The Chandler Tribune reported in January 1912 that following the announcement of the establishment of a debate club for boys, Dora announced the organization of a girls' physical exercise club "not to leave the girls out in the cold." Club members reported, "Miss Dora takes her stand on a chair so as to better supervise the work and to begin to teach us how to stand and to breathe."

When the Oklahoma Women's Suffrage Association, a NAWSA chapter, held its October 1914 meeting in Chandler, Dora was elected its Corresponding Secretary. In May of the following year, both Etta and Dora tendered their resignations to the Chandler school board, much to the students' and parents' dismay. Although newspapers from the time do not clarify the reasons for the DeLays' resignations, local parents signed petitions "praying the board retains the Misses DeLay."

Dora, Etta, and their father moved to Muskogee, Oklahoma, where Dora taught Latin at Muskogee High School, was instrumental in reviving the Muskogee chapter of the Girl Scouts, and was a member of the Muskogee Women's Noonday Club. She was also elected Vice-President of the Business and Professional Women's Club. In 1920, Dora served as a hostess at the Democratic party booth at a local fair reported in a Muskogee newspaper. Dora and Etta spent the summer of 1922 taking classes at Columbia University. The sisters frequently hosted Indiana University alumni gatherings in Muskogee and were guests at a meeting of the American Association of University Women, hosted by the association's president, Mrs. C.W. Turner, in Muskogee in 1925.

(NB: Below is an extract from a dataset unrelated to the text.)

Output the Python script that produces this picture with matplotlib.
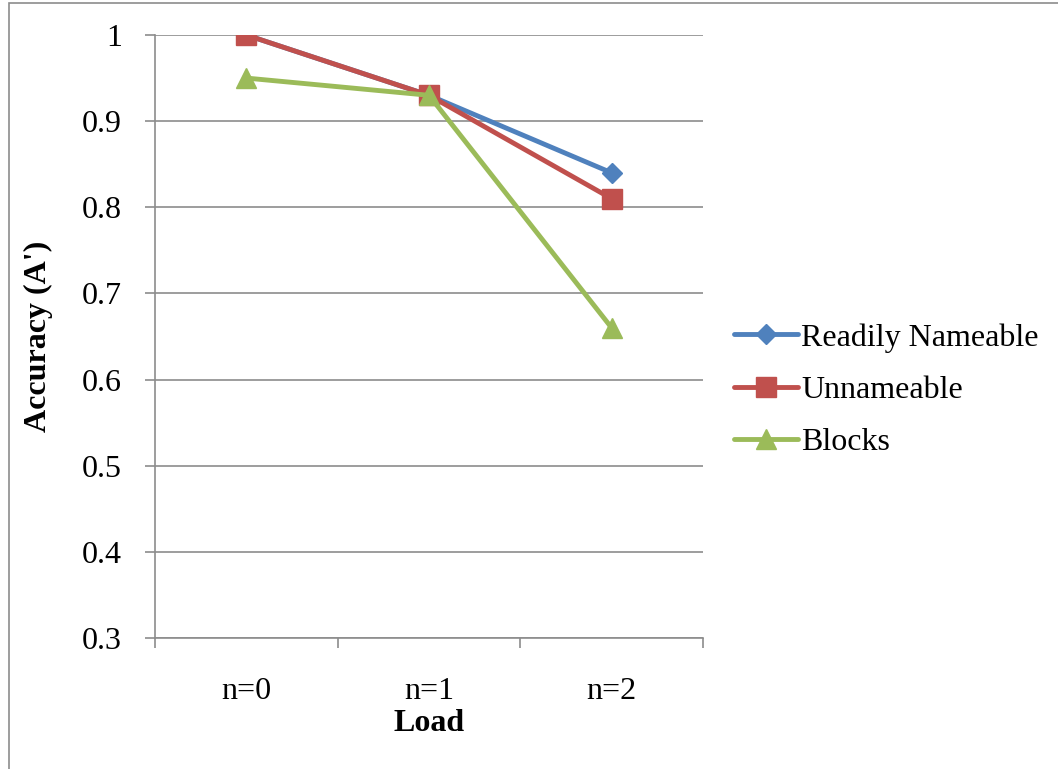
import matplotlib
matplotlib.use("Agg")
import matplotlib.pyplot as plt
from matplotlib.patches import Rectangle

categories = ["n=0", "n=1", "n=2"]
readily_nameable = [1.00, 0.93, 0.84]
unnameable = [1.00, 0.93, 0.81]
blocks = [0.95, 0.93, 0.66]
y_ticks = [0.3, 0.4, 0.5, 0.6, 0.7, 0.8, 0.9, 1.0]
y_tick_labels = ["0.3", "0.4", "0.5", "0.6", "0.7", "0.8", "0.9", "1"]

plt.rcParams['font.family'] = ['Liberation Serif', 'DejaVu Serif']
FS = 23
W, H = 1058, 769
fig = plt.figure(figsize=(W/100, H/100), dpi=100)
fig.patches.append(Rectangle((9/W, -0.1), 1.2, 1 - 3/H + 0.1, transform=fig.transFigure,
                             fill=False, edgecolor="#8c8c8c", linewidth=1.2))
ax = fig.add_axes([155/W, 1 - 638/H, (703-155)/W, (638-35)/H])

x = list(range(len(categories)))
ax.plot(x, readily_nameable, color="#4F81BD", lw=3.5, marker="D", ms=10.5,
        label="Readily Nameable", solid_joinstyle="round", solid_capstyle="round")
ax.plot(x, unnameable, color="#C0504D", lw=3.5, marker="s", ms=14,
        label="Unnameable", solid_joinstyle="round", solid_capstyle="round")
ax.plot(x, blocks, color="#9BBB59", lw=3.5, marker="^", ms=15,
        label="Blocks", solid_joinstyle="round", solid_capstyle="round")

ax.set_xlim(-0.5, 2.5)
ax.set_ylim(0.3, 1.0)
ax.set_yticks(y_ticks)
ax.set_yticklabels(y_tick_labels, fontsize=FS)
ax.set_xticks([-0.5, 0.5, 1.5, 2.5])
ax.set_xticklabels([])
ax.set_xticks(x, minor=True)
ax.set_xticklabels(categories, minor=True, fontsize=FS)
ax.tick_params(axis="x", which="minor", length=0, pad=28)
ax.tick_params(axis="x", which="major", length=7, width=1.2, color="#8c8c8c", direction="out")
ax.tick_params(axis="y", length=7, width=1.2, color="#8c8c8c", direction="out", pad=17)
ax.grid(axis="y", color="#8c8c8c", lw=1.2)
ax.set_axisbelow(True)
for s in ["top", "right"]:
    ax.spines[s].set_visible(False)
for s in ["left", "bottom"]:
    ax.spines[s].set_color("#8c8c8c")
    ax.spines[s].set_linewidth(1.2)

ax.set_xlabel("Load", fontsize=FS, fontweight="bold")
ax.xaxis.set_label_coords(0.5, -0.117)
ax.set_ylabel("Accuracy (A')", fontsize=FS, fontweight="bold")
ax.yaxis.set_label_coords(-0.187, 0.5)

leg = ax.legend(loc="center left", bbox_to_anchor=(1.033, 0.411), frameon=False,
                fontsize=FS, handlelength=2.0, handletextpad=0.1, labelspacing=0.72,
                borderaxespad=0)

fig.savefig("out.png", dpi=100)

In 1926, Muskogee newspapers reported that Dora had accepted a teaching position at "a college in Dallas." She and Etta moved to Dallas, Texas, where their sister Rosa was living at the time. Dora later taught at the Texas Country Day School for Boys in the 1930s. By 1945, the sisters, including Rosa, then a widow, retired to Florida. Dora continued to be active with the League of Women Voters there. She died in Lakeland, Florida in 1954. In her will, Dora left $250 to Elwood (Indiana) High School "to be used for no specific purpose." Dora, Etta, Rosa, and their mother and father are buried in the same plot in Riverside Cemetery in Howe, Indiana.

Sources:

Anderson Herald (Anderson, Indiana), 14 January 1954; Muskogee Times-Democrat (Muskogee, Oklahoma) 14 June 1922; U.S. Find A Grave, Dora C. Delay, accessed on findagrave.com on March 27, 2020; Muskogee Daily News (Muskogee, Oklahoma), 30 September 1925; Muskogee Daily News (Muskogee, Oklahoma), 5 April 1926; Ida Husted Harper, ed., The History of Woman Suffrage Vol. IV. (New York: Little and Ives, 1922); The Fort Wayne News and Sentinel (Fort Wayne, Indiana) 20 August 1919; Indiana University Alumni Quarterly Vol. 1. (Bloomington, Indiana: Indiana University Association of Alumni and Former Students, 1914); Indiana University Alumni Quarterly Vol. 11. (Bloomington, Indiana: Indiana University Association of Alumni and Former Students, 1924); The Indiana University Catalog (Bloomington, Indiana: University of Indiana, 1897); The Call-Leader (Elwood, Indiana), 17 September 1938; The Call-Leader (Elwood, Indiana), 28 August 1922; Muskogee Daily Phoenix and Times-Democrat (Muskogee, Oklahoma), 26 July 1919; The Chandler News-Publicist (Chandler, Oklahoma), 9 May 1913; Muskogee Times-Democrat (Muskogee, Oklahoma) 18 October 1922; The Chandler News-Publicist (Chandler, Oklahoma), 7 May 1915; The Chandler Tribune (Chandler, Oklahoma), 14 September 1911, 21 December 1911, 4 January 1912, and 14 January 1915; U.S. Census, 1880, Lima, LaGrange County, Indiana; U.S. Census, 1920, Muskogee, Muskogee County, Oklahoma.